Montenegro como advertencia.

 


Los Balcanes oscilaron siempre entre la concentración y la dispersión.
En su momento, el mariscal Tito y el comunismo obraron como férreos disciplinadores de tendencias culturales centrífugas. Era la convivencia a la fuerza.
Después, corrido el péndulo, el fin de la Guerra Fría hizo desaparecer esa tenaza unificante, y la acción diferenciadora de las culturas favorece hoy procesos des-integrativos como el que está desarrollándose entre Serbia y Montenegro, que no resulta el primero en esa región, crónicamente sometida a compresiones y expansiones como si se tratara de movimientos tectónicos y no históricos.
Hace una década la región se estremecía por los bombardeos cuyos aviones partían desde suelo europeo. Ahora, procuran zanjar sus diferencias con un civilizado llamado a las urnas que monitorea la Unión Europea. El resultado ha sido dramático: menos del uno por ciento es lo que separó a serbios de montenegrinos en el recuento de votos. Tantas luchas y tanta sangre para resolverse todo por un puñado de sufragios: Montenegro cuenta con solo 600.000 habitantes, apenas el equivalente de nuestra ciudad de Mar del Plata ( ).

Imposible no ponerse a pensar en Cataluña, las provincias vascas o la Liga del Norte en Italia. Québec en la otra punta y, más cercano a nosotros, aunque menos citado por la gran prensa, la siempre presente posibilidad de cesesión boliviana, el tercio del territorio colombiano dominado desde hace mucho tiempo por la insurgencia o el delirio de El Dorado agrupando al sur paulista con Uruguay y la parte central de Argentina, supuestamente más viable si no arrastraran consigo a la “rémora” de la Patagonia y la Amazonia.

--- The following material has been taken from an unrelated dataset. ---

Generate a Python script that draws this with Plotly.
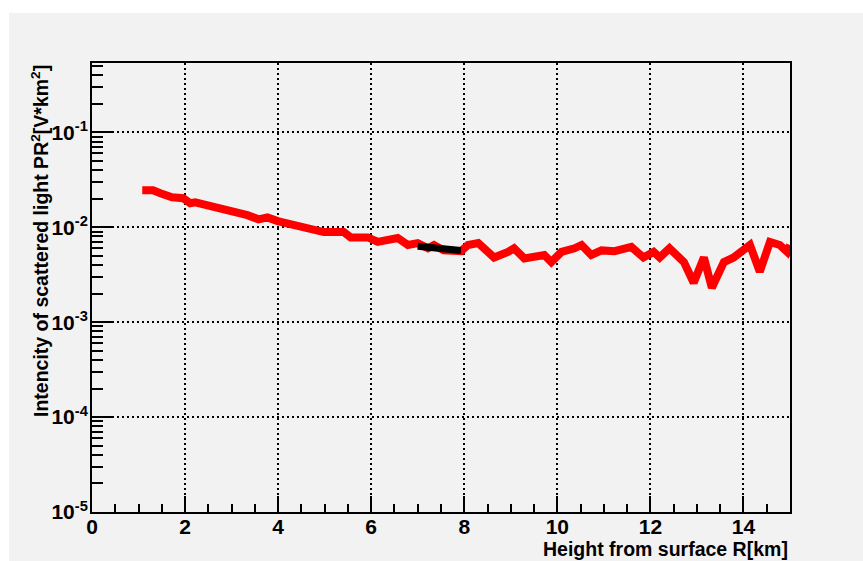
import plotly.graph_objects as go

# Lidar return: range-corrected signal versus height
height_km = [1.08, 1.31, 1.47, 1.72, 1.96, 2.11, 2.22, 2.39, 2.72, 3.02,
             3.19, 3.34, 3.58, 3.77, 3.99, 4.20, 4.55, 4.70, 4.98, 5.41,
             5.56, 5.93, 6.14, 6.57, 6.79, 7.00, 7.22, 7.35, 7.56, 7.93,
             8.08, 8.30, 8.43, 8.64, 8.94, 9.07, 9.29, 9.72, 9.87, 10.09,
             10.37, 10.52, 10.73, 10.95, 11.23, 11.59, 11.85, 12.07, 12.20, 12.41,
             12.72, 12.93, 13.15, 13.32, 13.58, 13.79, 14.14, 14.35, 14.57, 14.78,
             14.94, 15.00]
signal = [0.0245, 0.0245, 0.0228, 0.0207, 0.0202, 0.0179, 0.0183, 0.0175, 0.0163, 0.0144,
          0.0140, 0.0134, 0.0121, 0.0127, 0.0116, 0.0110, 0.0100, 0.0093, 0.0089, 0.0089,
          0.0078, 0.0078, 0.0070, 0.0077, 0.0065, 0.0068, 0.0060, 0.0065, 0.0057, 0.0056,
          0.0065, 0.0068, 0.0060, 0.0048, 0.0055, 0.0060, 0.0047, 0.0051, 0.0043, 0.0055,
          0.0060, 0.0065, 0.0051, 0.0057, 0.0056, 0.0062, 0.0048, 0.0055, 0.0048, 0.0060,
          0.0043, 0.0026, 0.0048, 0.0023, 0.0043, 0.0048, 0.0065, 0.0034, 0.0070, 0.0065,
          0.0055, 0.0065]

# Fit interval overlay
fit_height_km = [7.00, 7.30, 7.60, 7.93]
fit_signal = [0.0063, 0.0061, 0.0059, 0.0057]

y_tick_vals = [1e-5, 1e-4, 1e-3, 1e-2, 1e-1]
y_tick_text = ["10<sup>-5</sup>", "10<sup>-4</sup>", "10<sup>-3</sup>",
               "10<sup>-2</sup>", "10<sup>-1</sup>"]
x_tick_vals = [0, 2, 4, 6, 8, 10, 12, 14]

FONT = "Liberation Sans, Arial, Helvetica, sans-serif"
TICK_SIZE = 21
TITLE_SIZE = 19.5

fig = go.Figure()
fig.add_trace(go.Scatter(x=height_km, y=signal, mode="lines",
                         line=dict(color="#ff0000", width=8), showlegend=False))
fig.add_trace(go.Scatter(x=fit_height_km, y=fit_signal, mode="lines",
                         line=dict(color="#000000", width=7), showlegend=False))

fig.update_layout(
    width=863, height=561,
    margin=dict(l=92, r=73, t=63, b=49),
    paper_bgcolor="#ffffff",
    plot_bgcolor="#f2f2f2",
    font=dict(family=FONT, size=TICK_SIZE, color="black", weight="bold"),
    shapes=[dict(type="rect", xref="paper", yref="paper",
                 x0=(9 - 92) / 698, x1=(863 - 92) / 698 + 0.01,
                 y0=(512 - 562) / 449, y1=(512 - 13) / 449,
                 fillcolor="#f2f2f2", line=dict(width=0), layer="below")],
    annotations=[
        dict(text="Height from surface R[km]", xref="paper", yref="paper",
             x=1.0, y=(512 - 549) / 449, xanchor="right", yanchor="middle",
             showarrow=False,
             font=dict(family=FONT, size=TITLE_SIZE, weight="bold")),
        dict(text="Intencity of scattered light PR<sup>2</sup>[V*km<sup>2</sup>]",
             xref="paper", yref="paper", textangle=-90,
             x=(40 - 92) / 698, y=1.0, xanchor="center", yanchor="top",
             showarrow=False,
             font=dict(family=FONT, size=TITLE_SIZE, weight="bold")),
    ],
)

fig.update_xaxes(
    range=[0, 15], tickmode="array", tickvals=x_tick_vals,
    ticks="inside", ticklen=16, tickwidth=2, tickcolor="black",
    ticklabelstandoff=-5,
    showline=True, linecolor="black", linewidth=2, mirror=True,
    showgrid=True, gridcolor="black", gridwidth=1.5, griddash="2px,3px",
    zeroline=False,
    minor=dict(ticks="inside", ticklen=8, tickwidth=2, tickcolor="black",
               dtick=0.5, showgrid=False),
    tickfont=dict(family=FONT, size=TICK_SIZE, weight="bold"),
)
fig.update_yaxes(
    type="log", range=[-5, -0.27], tickmode="array",
    tickvals=y_tick_vals, ticktext=y_tick_text,
    ticks="inside", ticklen=21, tickwidth=2, tickcolor="black",
    ticklabelstandoff=-2,
    showline=True, linecolor="black", linewidth=2, mirror=True,
    showgrid=True, gridcolor="black", gridwidth=1.5, griddash="2px,3px",
    zeroline=False,
    minor=dict(ticks="inside", ticklen=11, tickwidth=2, tickcolor="black",
               dtick="D1", showgrid=False),
    tickfont=dict(family=FONT, size=TICK_SIZE, weight="bold"),
)

fig.write_html("out.html")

Delirio no tan utópico, los habitantes de Malvinas aspiran a constituirse en un estado independiente, o algo lo más parecido posible: “balkanisation” se ha conjugado siempre mucho más fácilmente en inglés.

“El mal de la Argentina es su extensión” correspondía entre nosotros a una visión del siglo XIX ligada a la globalización de aquél entonces y, al mismo tiempo, enfrentada con la cultura común de quienes recién se constituían como ciudadanos de un flamante país. El proyecto de quienes, en la ciudad y parte de la provincia de Buenos Aires de entonces, fincaban tantas esperanzas en integrarse velozmente en el mundo, que no hesitaban en dejar atrás a territorios y poblaciones que no compartían esa urgencia.

Pero mientras en Europa el dato divisionista es y ha sido de antaño de origen cultural, racial y religioso, en América lo es por otras razones: principalmente, regiones más ricas que procuran mejorar su suerte de manera individual, desenganchándose de otros vagones que demoran su proyecto. ¿Existe alguna conexión que explique el fenómeno a escala mundial?

Es posible. El daño colateral de la globalización es la acelerada conversión de muchos territorios en Estados fallidos, es decir, inviables por su sola cuenta.

De allí la tendencia mundial a los agrupamientos. Muchos lo hacen asociándose a sus vecinos, como en el Mercosur o el Nafta. Otros no. Chile firmó con los remotos Estados Unidos, China y la UE, no con nosotros. Al ALCA, o sus remedos, lo suscribieron ya veintinueve países americanos. Pero en forma directa, bilateralmente con EE.UU., pocos de ellos mancomunados con sus vecinos. Como los rayos de una rueda, con Washington en el centro.

El mapa económico tiende a diferenciarse del geográfico: crecientemente, muchos Estados pasan a tener relaciones comerciales y financieras cada día mayores con mercados distantes, no cercanos. En la medida en que la globalización permite trabajar a escala planetaria, muchas veces en tiempo real, ni el reloj ni la distancia separan hoy como lo hacían en el pasado. Tenemos prójimos muy lejos y vecinos que pueden resultarnos perfectos desconocidos. El mundo adopta rápidamente, la forma de convivir en un consorcio.

El pequeño Montenegro, con la mitad de habitantes que el Gran Rosario, aspira a desligarse de Serbia, pero para asociarse inmediatamente a la más mucho grande Unión Europea, a su vez estancada en su proceso constitucional propio, y obsesionada por defender una identidad cultural que le hace tutelar hoy la división de los Balcanes al tiempo que mantiene eternamente esperando a la islámica Turquía, otrora largamente invasora del flamante Montenegro.

Dispersión por las culturas y unificación por la globalización, son las fuerzas opuestas que batallan en el mundo moderno. La aventura de Montenegro recién comienza. La nuestra va cumplir su segundo centenario. Y la suerte de todos nosotros depende de que podamos encontrar la manera propia, la receta a medida, para combinar a esas dos fuerzas sin sucumbir en el intento. Si no, miremos a nuestro Mercosur.